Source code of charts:
--*--

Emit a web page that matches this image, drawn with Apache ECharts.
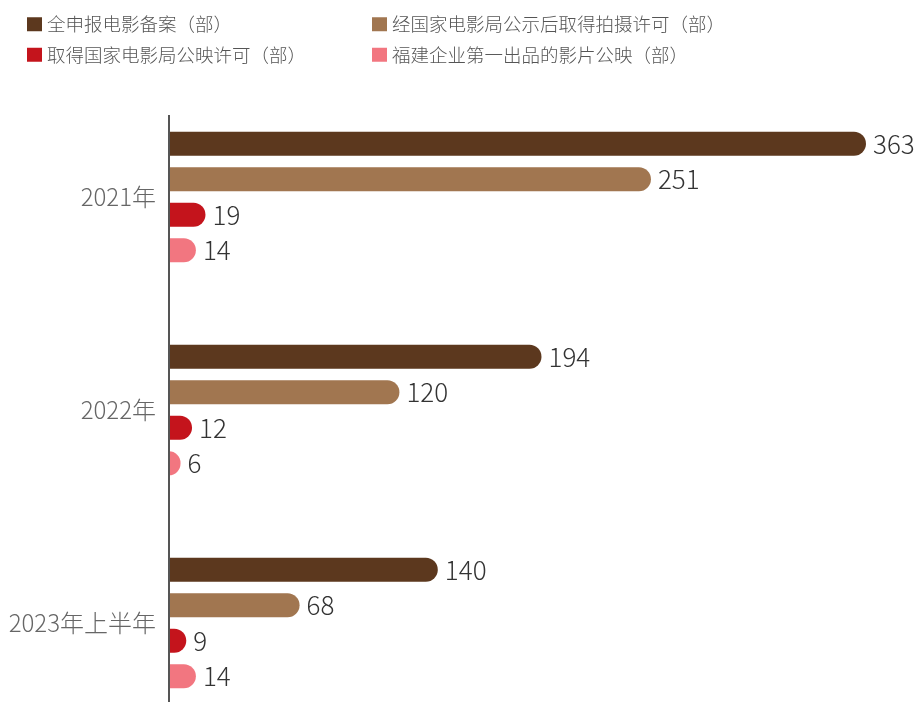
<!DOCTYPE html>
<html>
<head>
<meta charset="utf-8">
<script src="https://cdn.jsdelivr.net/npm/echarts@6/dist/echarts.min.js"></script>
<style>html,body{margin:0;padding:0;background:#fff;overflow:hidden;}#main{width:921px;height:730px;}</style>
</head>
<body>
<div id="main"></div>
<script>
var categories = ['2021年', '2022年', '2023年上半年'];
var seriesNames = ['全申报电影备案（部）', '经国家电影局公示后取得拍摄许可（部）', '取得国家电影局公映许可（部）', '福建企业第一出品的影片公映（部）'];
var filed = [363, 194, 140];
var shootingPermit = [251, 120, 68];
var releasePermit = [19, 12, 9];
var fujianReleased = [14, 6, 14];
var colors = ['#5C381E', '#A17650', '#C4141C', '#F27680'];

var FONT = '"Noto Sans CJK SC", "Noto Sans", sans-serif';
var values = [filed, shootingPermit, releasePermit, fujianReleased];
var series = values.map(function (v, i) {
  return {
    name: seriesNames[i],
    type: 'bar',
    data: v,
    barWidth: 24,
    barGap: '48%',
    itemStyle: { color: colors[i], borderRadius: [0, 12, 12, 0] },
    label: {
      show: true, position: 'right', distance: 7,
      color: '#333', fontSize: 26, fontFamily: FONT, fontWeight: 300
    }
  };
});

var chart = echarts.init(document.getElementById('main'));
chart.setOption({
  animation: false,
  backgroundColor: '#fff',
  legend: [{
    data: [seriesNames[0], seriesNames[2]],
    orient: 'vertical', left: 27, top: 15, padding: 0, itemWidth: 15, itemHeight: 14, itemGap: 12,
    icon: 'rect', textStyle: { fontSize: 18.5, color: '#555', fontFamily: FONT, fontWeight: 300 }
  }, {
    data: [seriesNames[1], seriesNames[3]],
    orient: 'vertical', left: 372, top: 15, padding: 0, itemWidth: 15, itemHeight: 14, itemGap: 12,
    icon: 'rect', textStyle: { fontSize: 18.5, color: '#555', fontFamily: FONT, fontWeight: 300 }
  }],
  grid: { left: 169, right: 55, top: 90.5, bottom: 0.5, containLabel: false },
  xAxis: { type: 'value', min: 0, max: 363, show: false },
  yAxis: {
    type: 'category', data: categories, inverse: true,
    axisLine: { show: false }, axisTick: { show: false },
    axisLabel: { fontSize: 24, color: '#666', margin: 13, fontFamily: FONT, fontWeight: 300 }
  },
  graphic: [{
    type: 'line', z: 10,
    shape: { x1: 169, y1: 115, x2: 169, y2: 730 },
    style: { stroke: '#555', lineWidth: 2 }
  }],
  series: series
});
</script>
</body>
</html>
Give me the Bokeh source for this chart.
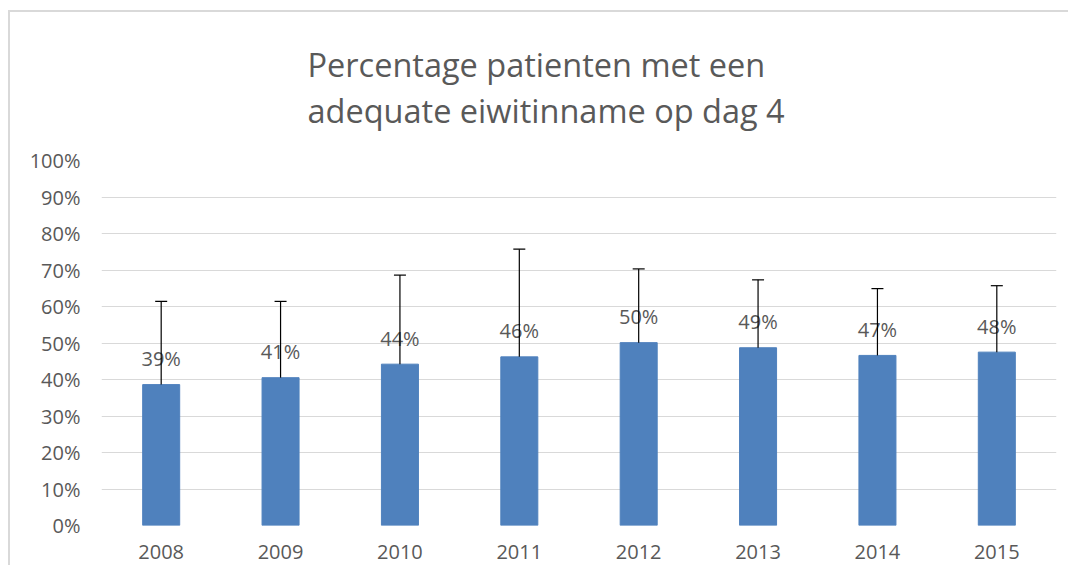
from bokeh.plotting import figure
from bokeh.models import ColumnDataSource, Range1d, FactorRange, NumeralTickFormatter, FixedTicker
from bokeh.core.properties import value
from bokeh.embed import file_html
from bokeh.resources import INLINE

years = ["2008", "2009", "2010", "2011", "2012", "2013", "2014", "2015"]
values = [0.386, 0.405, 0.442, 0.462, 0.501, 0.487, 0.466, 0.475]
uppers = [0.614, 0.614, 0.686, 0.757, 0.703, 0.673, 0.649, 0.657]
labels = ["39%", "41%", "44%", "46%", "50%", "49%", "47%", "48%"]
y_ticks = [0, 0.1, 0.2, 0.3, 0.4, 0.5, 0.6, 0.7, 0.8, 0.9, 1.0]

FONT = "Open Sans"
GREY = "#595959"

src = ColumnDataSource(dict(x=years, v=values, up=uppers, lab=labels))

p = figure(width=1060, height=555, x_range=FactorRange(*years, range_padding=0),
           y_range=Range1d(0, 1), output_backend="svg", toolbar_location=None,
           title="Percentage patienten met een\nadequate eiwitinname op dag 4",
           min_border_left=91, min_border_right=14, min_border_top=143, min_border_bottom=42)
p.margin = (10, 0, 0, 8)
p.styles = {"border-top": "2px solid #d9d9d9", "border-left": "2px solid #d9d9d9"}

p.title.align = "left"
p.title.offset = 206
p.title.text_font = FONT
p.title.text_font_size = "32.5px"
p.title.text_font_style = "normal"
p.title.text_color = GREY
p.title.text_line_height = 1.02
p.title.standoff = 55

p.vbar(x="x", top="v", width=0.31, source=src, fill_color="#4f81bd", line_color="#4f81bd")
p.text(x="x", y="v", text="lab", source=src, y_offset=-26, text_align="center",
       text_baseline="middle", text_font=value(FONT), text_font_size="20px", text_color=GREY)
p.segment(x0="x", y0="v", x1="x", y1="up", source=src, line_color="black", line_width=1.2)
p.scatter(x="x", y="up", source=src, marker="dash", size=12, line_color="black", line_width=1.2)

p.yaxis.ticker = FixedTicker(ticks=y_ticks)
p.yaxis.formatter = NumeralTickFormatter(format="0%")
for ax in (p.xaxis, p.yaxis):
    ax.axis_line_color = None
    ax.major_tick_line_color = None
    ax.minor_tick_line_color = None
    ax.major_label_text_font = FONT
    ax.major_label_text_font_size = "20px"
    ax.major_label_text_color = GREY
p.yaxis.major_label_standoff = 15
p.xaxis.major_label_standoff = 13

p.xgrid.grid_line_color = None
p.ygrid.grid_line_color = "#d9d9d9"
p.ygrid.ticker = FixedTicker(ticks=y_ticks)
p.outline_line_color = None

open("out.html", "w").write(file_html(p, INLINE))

--*--

■ STATED GOAL
Output the records above exactly; leave out the pictures.

■ TASK RESULT
Emit a web page that matches this image, drawn with Apache ECharts.
<!DOCTYPE html>
<html>
<head>
<meta charset="utf-8">
<script src="https://cdn.jsdelivr.net/npm/echarts@6/dist/echarts.min.js"></script>
<style>html,body{margin:0;padding:0;background:#fff;overflow:hidden;}#main{width:921px;height:730px;}</style>
</head>
<body>
<div id="main"></div>
<script>
var categories = ['2021年', '2022年', '2023年上半年'];
var seriesNames = ['全申报电影备案（部）', '经国家电影局公示后取得拍摄许可（部）', '取得国家电影局公映许可（部）', '福建企业第一出品的影片公映（部）'];
var filed = [363, 194, 140];
var shootingPermit = [251, 120, 68];
var releasePermit = [19, 12, 9];
var fujianReleased = [14, 6, 14];
var colors = ['#5C381E', '#A17650', '#C4141C', '#F27680'];

var FONT = '"Noto Sans CJK SC", "Noto Sans", sans-serif';
var values = [filed, shootingPermit, releasePermit, fujianReleased];
var series = values.map(function (v, i) {
  return {
    name: seriesNames[i],
    type: 'bar',
    data: v,
    barWidth: 24,
    barGap: '48%',
    itemStyle: { color: colors[i], borderRadius: [0, 12, 12, 0] },
    label: {
      show: true, position: 'right', distance: 7,
      color: '#333', fontSize: 26, fontFamily: FONT, fontWeight: 300
    }
  };
});

var chart = echarts.init(document.getElementById('main'));
chart.setOption({
  animation: false,
  backgroundColor: '#fff',
  legend: [{
    data: [seriesNames[0], seriesNames[2]],
    orient: 'vertical', left: 27, top: 15, padding: 0, itemWidth: 15, itemHeight: 14, itemGap: 12,
    icon: 'rect', textStyle: { fontSize: 18.5, color: '#555', fontFamily: FONT, fontWeight: 300 }
  }, {
    data: [seriesNames[1], seriesNames[3]],
    orient: 'vertical', left: 372, top: 15, padding: 0, itemWidth: 15, itemHeight: 14, itemGap: 12,
    icon: 'rect', textStyle: { fontSize: 18.5, color: '#555', fontFamily: FONT, fontWeight: 300 }
  }],
  grid: { left: 169, right: 55, top: 90.5, bottom: 0.5, containLabel: false },
  xAxis: { type: 'value', min: 0, max: 363, show: false },
  yAxis: {
    type: 'category', data: categories, inverse: true,
    axisLine: { show: false }, axisTick: { show: false },
    axisLabel: { fontSize: 24, color: '#666', margin: 13, fontFamily: FONT, fontWeight: 300 }
  },
  graphic: [{
    type: 'line', z: 10,
    shape: { x1: 169, y1: 115, x2: 169, y2: 730 },
    style: { stroke: '#555', lineWidth: 2 }
  }],
  series: series
});
</script>
</body>
</html>
Give me the Bokeh source for this chart.
from bokeh.plotting import figure
from bokeh.models import ColumnDataSource, Range1d, FactorRange, NumeralTickFormatter, FixedTicker
from bokeh.core.properties import value
from bokeh.embed import file_html
from bokeh.resources import INLINE

years = ["2008", "2009", "2010", "2011", "2012", "2013", "2014", "2015"]
values = [0.386, 0.405, 0.442, 0.462, 0.501, 0.487, 0.466, 0.475]
uppers = [0.614, 0.614, 0.686, 0.757, 0.703, 0.673, 0.649, 0.657]
labels = ["39%", "41%", "44%", "46%", "50%", "49%", "47%", "48%"]
y_ticks = [0, 0.1, 0.2, 0.3, 0.4, 0.5, 0.6, 0.7, 0.8, 0.9, 1.0]

FONT = "Open Sans"
GREY = "#595959"

src = ColumnDataSource(dict(x=years, v=values, up=uppers, lab=labels))

p = figure(width=1060, height=555, x_range=FactorRange(*years, range_padding=0),
           y_range=Range1d(0, 1), output_backend="svg", toolbar_location=None,
           title="Percentage patienten met een\nadequate eiwitinname op dag 4",
           min_border_left=91, min_border_right=14, min_border_top=143, min_border_bottom=42)
p.margin = (10, 0, 0, 8)
p.styles = {"border-top": "2px solid #d9d9d9", "border-left": "2px solid #d9d9d9"}

p.title.align = "left"
p.title.offset = 206
p.title.text_font = FONT
p.title.text_font_size = "32.5px"
p.title.text_font_style = "normal"
p.title.text_color = GREY
p.title.text_line_height = 1.02
p.title.standoff = 55

p.vbar(x="x", top="v", width=0.31, source=src, fill_color="#4f81bd", line_color="#4f81bd")
p.text(x="x", y="v", text="lab", source=src, y_offset=-26, text_align="center",
       text_baseline="middle", text_font=value(FONT), text_font_size="20px", text_color=GREY)
p.segment(x0="x", y0="v", x1="x", y1="up", source=src, line_color="black", line_width=1.2)
p.scatter(x="x", y="up", source=src, marker="dash", size=12, line_color="black", line_width=1.2)

p.yaxis.ticker = FixedTicker(ticks=y_ticks)
p.yaxis.formatter = NumeralTickFormatter(format="0%")
for ax in (p.xaxis, p.yaxis):
    ax.axis_line_color = None
    ax.major_tick_line_color = None
    ax.minor_tick_line_color = None
    ax.major_label_text_font = FONT
    ax.major_label_text_font_size = "20px"
    ax.major_label_text_color = GREY
p.yaxis.major_label_standoff = 15
p.xaxis.major_label_standoff = 13

p.xgrid.grid_line_color = None
p.ygrid.grid_line_color = "#d9d9d9"
p.ygrid.ticker = FixedTicker(ticks=y_ticks)
p.outline_line_color = None

open("out.html", "w").write(file_html(p, INLINE))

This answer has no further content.